Depending on which opinionated chief executive you listened to this week, Wall Street banking is either a business with high barriers to entry or it is not.
On Thursday, James Gorman was exultant after another blowout quarter for Morgan Stanley’s investment banking business. Revenue jumped. In his comments to analysts, he declared “it didn’t work out so well” for regional and foreign players who tried to get into institutional securities.
Yet just one day earlier, Jamie Dimon said that JPMorgan would “spend whatever we have to spend to compete with all the folks in our space”.
Part of the difference in their viewpoints is explained by their differing exposures to corporate and consumer lending. JPMorgan, with its business of credit cards and home mortgages, is competing against upstarts with slick smartphone apps. But big ticket M&A deals are not so easily replicated by tech disrupters.
But however you look at it, record profits show that the US banking business remains healthy.
Tepid and even negative loan balance growth has surprised investors given the strong economy — though loan loss expense and reserve releases have been counterweights. Bank of America has taken the approach of investing slightly more aggressively. One executive noted that the bank had higher deployments in Treasuries and mortgage-backed securities than loans. While BofA’s revenue growth was above, its rivals were essentially flat.
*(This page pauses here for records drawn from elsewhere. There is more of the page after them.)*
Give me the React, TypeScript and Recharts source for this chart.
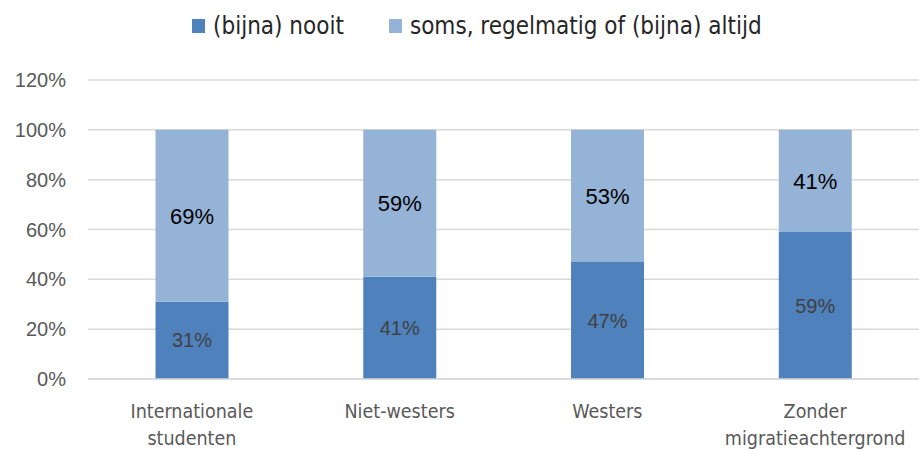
import React from 'react';
import { BarChart, Bar, XAxis, YAxis, CartesianGrid, LabelList } from 'recharts';

const categories = ['Internationale studenten', 'Niet-westers', 'Westers', 'Zonder migratieachtergrond'];
const categoryLines = [['Internationale', 'studenten'], ['Niet-westers'], ['Westers'], ['Zonder', 'migratieachtergrond']];
const nooit = [31, 41, 47, 59];
const soms = [69, 59, 53, 41];
const yTicks = [0, 20, 40, 60, 80, 100, 120];

const seriesNames = ['(bijna) nooit', 'soms, regelmatig of (bijna) altijd'];
const DARK = '#4F81BD';
const LIGHT = '#95B3D7';
const FONT = '"Liberation Sans", sans-serif';
const NARROW = '"DejaVu Sans Condensed", "Liberation Sans", sans-serif';

const data = categories.map((name, i) => ({
  name,
  nooit: nooit[i],
  soms: soms[i],
}));

const CategoryTick = (props: any) => {
  const { x, y, payload, index } = props;
  const lines = categoryLines[index] || [payload.value];
  return (
    <text x={x} y={y} textAnchor="middle" fill="#595959" fontSize={19.5} fontFamily={NARROW}>
      {lines.map((l: string, i: number) => (
        <tspan key={i} x={x} dy={i === 0 ? 31 : 27}>
          {l}
        </tspan>
      ))}
    </text>
  );
};

const LegendBox = () => (
  <div
    style={{
      position: 'absolute',
      top: 12,
      left: 192,
      display: 'flex',
      fontFamily: NARROW,
      fontSize: 24,
      lineHeight: '28px',
      color: '#262626',
      whiteSpace: 'nowrap',
    }}
  >
    {seriesNames.map((n, i) => (
      <div key={n} style={{ display: 'flex', alignItems: 'center', marginRight: i === 0 ? 45 : 0 }}>
        <span style={{ display: 'inline-block', width: 13, height: 14, background: i === 0 ? DARK : LIGHT, marginRight: 8 }} />
        <span>{n}</span>
      </div>
    ))}
  </div>
);

export default function App() {
  return (
    <div style={{ position: 'absolute', left: 0, top: 0, width: 919, height: 450, background: '#fff', overflow: 'hidden' }}>
      <BarChart
        width={919}
        height={450}
        data={data}
        margin={{ top: 80, right: 0, bottom: 0, left: 0 }}
        barCategoryGap="32.5%"
      >
        <CartesianGrid vertical={false} stroke="#D9D9D9" strokeWidth={1.5} />
        <XAxis
          dataKey="name"
          tick={<CategoryTick />}
          tickLine={false}
          axisLine={{ stroke: '#D9D9D9', strokeWidth: 1.5 }}
          interval={0}
          height={71}
        />
        <YAxis
          domain={[0, 120]}
          ticks={yTicks}
          tickFormatter={(v: number) => `${v}%`}
          axisLine={false}
          tickLine={false}
          tickSize={0}
          tickMargin={22}
          width={88}
          tick={{ fill: '#595959', fontSize: 20, fontFamily: FONT }}
        />
        <Bar dataKey="nooit" stackId="a" fill={DARK} isAnimationActive={false}>
          <LabelList
            dataKey="nooit"
            position="center"
            formatter={(v: any) => `${v}%`}
            fill="#404040"
            fontSize={20}
            fontFamily={FONT}
          />
        </Bar>
        <Bar dataKey="soms" stackId="a" fill={LIGHT} isAnimationActive={false}>
          <LabelList
            dataKey="soms"
            position="center"
            formatter={(v: any) => `${v}%`}
            fill="#000000"
            fontSize={22}
            fontFamily={FONT}
          />
        </Bar>
      </BarChart>
      <LegendBox />
    </div>
  );
}
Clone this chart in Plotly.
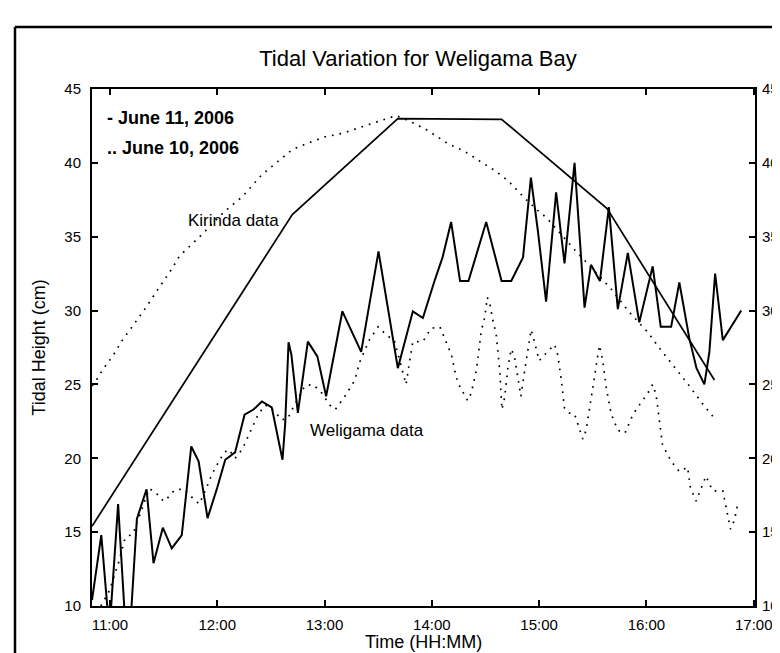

Expenses are drifting up. Investment banker pay is rising as managers pay out to keep stars from defecting.
The worry in 2022 is that costs will remain high while record-breaking fees recede. Consumer banks will still be forced to invest in technology to keep the likes of PayPal and Square at bay.
Meanwhile, investment banks will be stuck with pay guarantees to rainmakers caught in a dry spell. Challengers must simply demonstrate market share growth. The challenge that strong incumbents always face, no matter the risk from upstarts, is pressure to keep profits high.